The Virginia Tech massacre in the US raises questions and strikes at complexes at the heart not only of the South Korean-American relationship, but also of Korean society and the Korean soul.
One question South Koreans ask is: what if some mad American, especially one of the 29,000 US soldiers, were to go on a similar rampage? That doesn't take much answering. Hundreds of thousands of Korean protesters would go far beyond the peaceful candle-light outpourings in Seoul after two schoolgirls were killed by an American armoured vehicle nearly five years ago. Americans - and other foreigners mistaken for Americans - would not be safe on the streets. US bases would be surrounded by protesters and the US-South Korean military alliance, already badly frayed, could not survive.

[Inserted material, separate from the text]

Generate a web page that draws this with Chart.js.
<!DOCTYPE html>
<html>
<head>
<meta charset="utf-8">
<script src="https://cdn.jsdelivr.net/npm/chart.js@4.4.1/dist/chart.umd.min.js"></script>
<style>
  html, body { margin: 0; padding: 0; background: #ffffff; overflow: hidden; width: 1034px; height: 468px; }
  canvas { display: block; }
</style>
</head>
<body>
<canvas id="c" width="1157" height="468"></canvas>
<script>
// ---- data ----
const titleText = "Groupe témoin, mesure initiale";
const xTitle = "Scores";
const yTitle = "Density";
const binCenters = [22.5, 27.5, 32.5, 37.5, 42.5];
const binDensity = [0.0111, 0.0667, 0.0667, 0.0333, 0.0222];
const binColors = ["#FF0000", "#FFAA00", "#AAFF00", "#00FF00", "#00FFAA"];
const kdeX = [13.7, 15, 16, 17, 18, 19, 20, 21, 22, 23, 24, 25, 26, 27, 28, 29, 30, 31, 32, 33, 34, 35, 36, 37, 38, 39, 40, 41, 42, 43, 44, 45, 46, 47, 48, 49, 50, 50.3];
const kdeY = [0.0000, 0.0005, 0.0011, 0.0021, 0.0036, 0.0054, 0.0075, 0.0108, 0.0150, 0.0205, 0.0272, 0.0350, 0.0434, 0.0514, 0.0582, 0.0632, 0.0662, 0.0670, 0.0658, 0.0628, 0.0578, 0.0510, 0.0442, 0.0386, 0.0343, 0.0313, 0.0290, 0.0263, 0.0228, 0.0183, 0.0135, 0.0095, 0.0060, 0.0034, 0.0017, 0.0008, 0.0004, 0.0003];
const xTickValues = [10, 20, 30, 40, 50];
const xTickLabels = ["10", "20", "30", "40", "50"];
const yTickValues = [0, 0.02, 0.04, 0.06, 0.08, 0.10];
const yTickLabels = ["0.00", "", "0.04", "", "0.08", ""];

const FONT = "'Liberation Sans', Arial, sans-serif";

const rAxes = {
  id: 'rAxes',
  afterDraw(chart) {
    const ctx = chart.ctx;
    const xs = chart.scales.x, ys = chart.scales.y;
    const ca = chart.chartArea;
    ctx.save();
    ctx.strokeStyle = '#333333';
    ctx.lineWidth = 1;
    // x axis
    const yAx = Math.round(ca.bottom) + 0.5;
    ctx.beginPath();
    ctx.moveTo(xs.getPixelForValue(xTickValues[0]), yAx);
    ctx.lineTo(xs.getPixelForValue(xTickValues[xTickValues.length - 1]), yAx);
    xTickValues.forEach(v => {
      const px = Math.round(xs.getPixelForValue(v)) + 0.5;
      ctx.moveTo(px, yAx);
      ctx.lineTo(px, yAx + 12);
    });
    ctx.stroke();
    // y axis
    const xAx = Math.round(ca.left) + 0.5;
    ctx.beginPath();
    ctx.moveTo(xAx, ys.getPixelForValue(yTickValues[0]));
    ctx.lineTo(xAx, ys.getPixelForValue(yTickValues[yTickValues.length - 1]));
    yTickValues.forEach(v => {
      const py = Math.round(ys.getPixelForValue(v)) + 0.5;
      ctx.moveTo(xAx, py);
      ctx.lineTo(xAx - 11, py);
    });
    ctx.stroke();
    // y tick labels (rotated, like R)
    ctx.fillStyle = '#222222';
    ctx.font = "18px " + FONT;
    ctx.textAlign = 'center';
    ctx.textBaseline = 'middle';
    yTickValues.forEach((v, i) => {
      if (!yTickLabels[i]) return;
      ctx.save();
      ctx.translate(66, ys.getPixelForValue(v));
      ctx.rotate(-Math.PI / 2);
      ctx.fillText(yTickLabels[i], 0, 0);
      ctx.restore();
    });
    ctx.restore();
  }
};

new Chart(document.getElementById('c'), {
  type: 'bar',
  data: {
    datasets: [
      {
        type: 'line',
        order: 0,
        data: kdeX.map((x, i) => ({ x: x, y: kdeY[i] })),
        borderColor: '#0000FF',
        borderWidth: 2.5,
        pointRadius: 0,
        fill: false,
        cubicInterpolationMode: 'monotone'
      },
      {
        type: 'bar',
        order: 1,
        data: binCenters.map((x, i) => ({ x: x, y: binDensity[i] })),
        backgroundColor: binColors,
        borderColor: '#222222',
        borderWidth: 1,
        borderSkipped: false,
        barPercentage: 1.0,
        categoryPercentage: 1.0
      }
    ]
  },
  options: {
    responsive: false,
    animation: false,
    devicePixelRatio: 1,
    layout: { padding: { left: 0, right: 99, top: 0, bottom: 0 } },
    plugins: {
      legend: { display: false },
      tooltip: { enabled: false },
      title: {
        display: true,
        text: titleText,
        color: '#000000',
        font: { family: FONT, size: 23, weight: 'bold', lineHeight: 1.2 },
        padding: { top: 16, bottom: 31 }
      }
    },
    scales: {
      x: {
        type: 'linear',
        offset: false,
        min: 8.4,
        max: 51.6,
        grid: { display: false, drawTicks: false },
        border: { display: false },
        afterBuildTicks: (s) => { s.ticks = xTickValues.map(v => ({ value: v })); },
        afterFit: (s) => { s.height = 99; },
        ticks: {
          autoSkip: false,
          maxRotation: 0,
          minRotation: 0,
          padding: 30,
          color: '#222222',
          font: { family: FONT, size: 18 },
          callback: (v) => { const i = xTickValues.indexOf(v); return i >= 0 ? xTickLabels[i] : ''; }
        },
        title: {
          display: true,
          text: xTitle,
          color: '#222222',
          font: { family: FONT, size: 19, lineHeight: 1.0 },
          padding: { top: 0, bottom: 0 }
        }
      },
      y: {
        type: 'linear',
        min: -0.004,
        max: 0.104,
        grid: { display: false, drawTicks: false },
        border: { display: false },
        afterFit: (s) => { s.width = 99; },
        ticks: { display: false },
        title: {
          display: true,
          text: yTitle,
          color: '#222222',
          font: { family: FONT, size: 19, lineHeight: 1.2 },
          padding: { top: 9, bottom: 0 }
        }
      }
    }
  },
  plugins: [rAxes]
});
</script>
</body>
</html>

That nightmare scenario compares with the absence of an anti-Korean reaction in the US to the massacre by a Korean student whose video ravings revealed his psychopathic mind. But Koreans are bracing for the worst - a longer-term response involving taunts and possibly violence. The fact that the killer's family epitomised the Korean-American success story only deepens such fears. The impoverished father had gone to the US in search of a better life - and found it. He ran a dry-cleaners and earned enough money for a townhouse in an affluent Washington suburb, to buy a car and to send his children to prestigious universities.
Korean fears, raised in emergency meetings in Seoul the moment the news came out, are overblown. If there's one word - besides 'shock' - being heard around Seoul, it is the 'shame' that the killer has brought to his family, his country and his people everywhere.
On one level, Koreans are constantly saying that the incident was isolated and not representative of the country, while on another, they are wondering if foreigners will ever believe them.
The national sense of shame goes to the heart of the homogeneous but fractured nature of Korean society. South Korea is deeply divided along regional, economic, class, political and religious lines, but united in a language and a culture that goes back 5,000 years. The desire for national unity drives South Koreans to yearn for reunification with the North.